For details on how to provide us your data please read our metadata delivery PDF.
Our simplified shipping set-up

Once your books are listed and getting orders we need to get them from your warehouse to our distribution centers. For our largest orders with the largest publishers, this can mean a direct container shipment, but most of our purchases are a few pallets which contain books for multiple locations. Direct shipping does not make sense in most situations.

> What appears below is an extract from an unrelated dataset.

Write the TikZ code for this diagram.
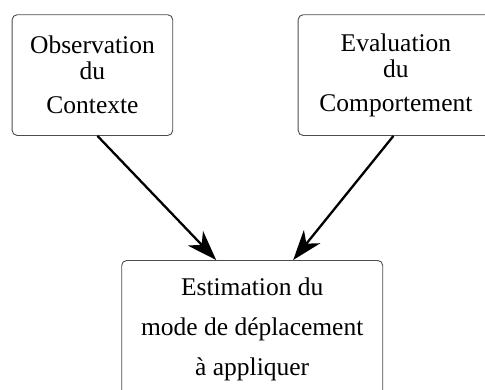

To improve logistics, we have set-up two cross-dock operations with freight forwarders. One, outside the Port of New York and New Jersey, receives all LTL shipments from the US and Canada. The other, outside Port of Felixstowe near London, receives all shipments from Europe. Both these facilities receive, inspect, repack and consolidate incoming shipments to create full container loads for delivery to one of our three distribution centers (Lusaka, Zambia; Dubai, UAE; and Vadodara, India). This increases labor costs, but it allows us to find problems early, not two months after you’ve packed the shipment in your warehouse when the books are on the other side of the world. It also significantly cuts down on shipping time and costs by processing at Western speed, consuming a full container and removing a leg from just under half the books we sell.

This consolidation method is what has allowed us to bring significant cost savings to our customers on works from smaller publishers and fill out our catalog with more than just the giant academic publishers. Each day we’re making works available to our customers that were prohibitively expensive a few years back, and unheard of a decade ago. Our customers get significantly improved selection, you get increased sales and we get more, happier customers.